His teams have been integral in the development of another popular myeloma proteasome inhibiter, carfilzomib (Kyprolis), and virtually every therapy and treatment strategy that have transformed myeloma into a chronic disease for myeloma patients throughout the world in the past two decades.
But we’ll save that part of the story for another day.
Photo: MD Anderson copyright.
Many thanks to Dr. Craig Hofmeister of Emory University’s Winship Cancer Institute for helping me understand the cell biology discussed above.
[1] The “bor-” in bortezomib refers to boronic acid, a peptide that attaches a drug to its therapeutic targets.
[2] Burkitt’s lymphoma is a rare disorder that inhibits development of B cells (white blood cells).
[3] As I wrote last year about endocrinologist Matthew Drake, “Human life’s biological goal – actually, of all living species – is homeostasis, a functional balance of all bodily systems and organs, acting in concert to create a healthy being. When all works as advertised we rarely, if ever, think about it. Until, that is, something goes wrong or becomes unbalanced, ranging from something as insignificant as a growling stomach to the complications inherent in a cancer diagnosis.” Drake recently left Mayo to accept the position of chief of the Division of Endocrinology and director of the Metabolic Bone Service at New York’s Hospital for Special Surgery (HSS), “the world's leading academic medical center specialized in musculoskeletal health.”
[4] “A large body of literature supports the idea that nuclear factor kappa B (NF-κB) signaling contributes to not only immunity, but also inflammation, cancer, and nervous system function.” Benedict C. Albensi.
[5] As Orlowski explained, “the old nomenclature for protease inhibitors started with MG, a dash, and then a number. So, for example, MG-132 was a very popular compound originally made by Myogenics.”

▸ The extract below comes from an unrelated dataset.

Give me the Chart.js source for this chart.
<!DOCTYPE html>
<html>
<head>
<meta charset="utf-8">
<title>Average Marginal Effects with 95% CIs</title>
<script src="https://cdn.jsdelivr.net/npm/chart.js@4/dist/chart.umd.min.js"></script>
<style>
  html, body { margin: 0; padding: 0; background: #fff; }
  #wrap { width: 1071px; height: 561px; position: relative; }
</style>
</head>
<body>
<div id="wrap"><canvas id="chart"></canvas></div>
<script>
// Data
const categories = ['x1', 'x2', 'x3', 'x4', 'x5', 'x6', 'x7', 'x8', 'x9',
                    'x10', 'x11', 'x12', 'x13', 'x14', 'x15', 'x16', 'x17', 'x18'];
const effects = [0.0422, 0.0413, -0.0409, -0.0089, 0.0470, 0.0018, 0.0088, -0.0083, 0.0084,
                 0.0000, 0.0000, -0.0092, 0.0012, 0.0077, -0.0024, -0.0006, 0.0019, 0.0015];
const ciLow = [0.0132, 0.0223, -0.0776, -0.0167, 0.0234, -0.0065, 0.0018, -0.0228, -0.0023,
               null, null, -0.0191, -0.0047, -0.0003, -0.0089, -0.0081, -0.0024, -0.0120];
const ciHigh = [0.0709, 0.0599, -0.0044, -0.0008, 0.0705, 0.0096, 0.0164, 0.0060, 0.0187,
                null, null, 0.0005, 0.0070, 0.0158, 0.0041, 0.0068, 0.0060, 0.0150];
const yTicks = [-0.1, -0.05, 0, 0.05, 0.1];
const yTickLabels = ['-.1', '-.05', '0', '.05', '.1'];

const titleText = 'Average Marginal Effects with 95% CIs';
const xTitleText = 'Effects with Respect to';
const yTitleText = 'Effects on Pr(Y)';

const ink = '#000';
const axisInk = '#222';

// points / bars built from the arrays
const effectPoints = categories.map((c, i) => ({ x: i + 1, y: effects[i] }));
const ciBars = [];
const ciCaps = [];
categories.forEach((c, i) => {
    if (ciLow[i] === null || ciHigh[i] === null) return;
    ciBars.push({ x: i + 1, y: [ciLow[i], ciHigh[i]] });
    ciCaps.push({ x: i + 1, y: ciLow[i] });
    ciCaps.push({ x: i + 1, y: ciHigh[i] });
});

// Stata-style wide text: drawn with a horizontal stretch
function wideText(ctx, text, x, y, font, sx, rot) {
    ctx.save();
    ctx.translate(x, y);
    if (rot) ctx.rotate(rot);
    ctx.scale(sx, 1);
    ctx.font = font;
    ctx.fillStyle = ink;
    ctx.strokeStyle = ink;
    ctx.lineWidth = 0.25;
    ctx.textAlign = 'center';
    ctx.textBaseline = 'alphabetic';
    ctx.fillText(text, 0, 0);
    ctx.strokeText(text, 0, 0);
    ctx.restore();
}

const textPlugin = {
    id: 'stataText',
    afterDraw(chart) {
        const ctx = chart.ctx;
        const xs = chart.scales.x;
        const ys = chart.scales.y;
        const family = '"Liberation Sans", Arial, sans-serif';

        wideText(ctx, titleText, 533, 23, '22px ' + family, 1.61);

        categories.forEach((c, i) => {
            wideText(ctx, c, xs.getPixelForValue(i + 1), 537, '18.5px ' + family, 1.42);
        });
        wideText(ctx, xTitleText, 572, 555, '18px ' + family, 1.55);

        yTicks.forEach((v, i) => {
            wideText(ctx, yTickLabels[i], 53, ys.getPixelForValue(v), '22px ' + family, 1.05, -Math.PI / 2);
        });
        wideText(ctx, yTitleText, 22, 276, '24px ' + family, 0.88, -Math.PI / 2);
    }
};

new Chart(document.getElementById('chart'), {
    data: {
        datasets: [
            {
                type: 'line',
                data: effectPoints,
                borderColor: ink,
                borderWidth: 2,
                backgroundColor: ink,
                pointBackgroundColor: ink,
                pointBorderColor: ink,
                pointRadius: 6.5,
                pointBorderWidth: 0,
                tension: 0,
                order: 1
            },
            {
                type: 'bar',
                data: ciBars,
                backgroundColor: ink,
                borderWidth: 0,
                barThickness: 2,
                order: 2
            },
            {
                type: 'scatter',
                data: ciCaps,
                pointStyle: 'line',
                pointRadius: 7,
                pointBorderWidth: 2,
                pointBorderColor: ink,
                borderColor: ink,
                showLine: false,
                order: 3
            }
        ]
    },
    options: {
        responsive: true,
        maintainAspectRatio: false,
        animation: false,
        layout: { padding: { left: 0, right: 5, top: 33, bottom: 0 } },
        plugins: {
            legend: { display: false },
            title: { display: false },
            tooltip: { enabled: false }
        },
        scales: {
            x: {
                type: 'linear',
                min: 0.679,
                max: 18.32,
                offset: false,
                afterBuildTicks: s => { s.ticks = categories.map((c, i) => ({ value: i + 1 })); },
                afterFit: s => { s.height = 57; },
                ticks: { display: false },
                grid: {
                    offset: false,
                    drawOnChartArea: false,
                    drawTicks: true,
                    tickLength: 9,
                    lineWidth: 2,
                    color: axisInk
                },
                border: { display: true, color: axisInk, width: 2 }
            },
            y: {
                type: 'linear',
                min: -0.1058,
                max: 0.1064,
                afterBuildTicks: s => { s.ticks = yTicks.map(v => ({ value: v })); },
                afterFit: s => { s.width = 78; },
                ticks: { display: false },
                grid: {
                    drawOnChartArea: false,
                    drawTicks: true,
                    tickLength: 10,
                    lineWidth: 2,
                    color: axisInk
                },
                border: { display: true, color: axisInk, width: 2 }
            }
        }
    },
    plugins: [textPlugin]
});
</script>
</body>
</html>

[6] Wilk’s wife, Elizabeth, was, like Orlowski’s parents, of Polish-Jewish origin. Born in 1936, her family was sent to the Warsaw ghetto after Nazi Germany conquered the nation in 1939. Her father, an engineer who once served in the Polish military, died “on November 7, 1941…in the Warsaw ghetto of an unknown disease after being bedridden for five days – probably from typhoid fever.” After her mother was able to obtain a fake Polish identification card, she and Elizabeth were able to leave the ghetto and survived the war with the help of two gentile couples until the 1944, when the Soviet army liberated Poland. In her later years, she wrote a letter to Yad Vashem, the World Holocaust Remembrance Center in Israel, to nominate the two couples for the distinction of “Righteous Among Nations.” As you may recall from our walk in Berlin last year, this honor was conferred on Harald Poelchau, the prison pastor at Plötzensee Prison.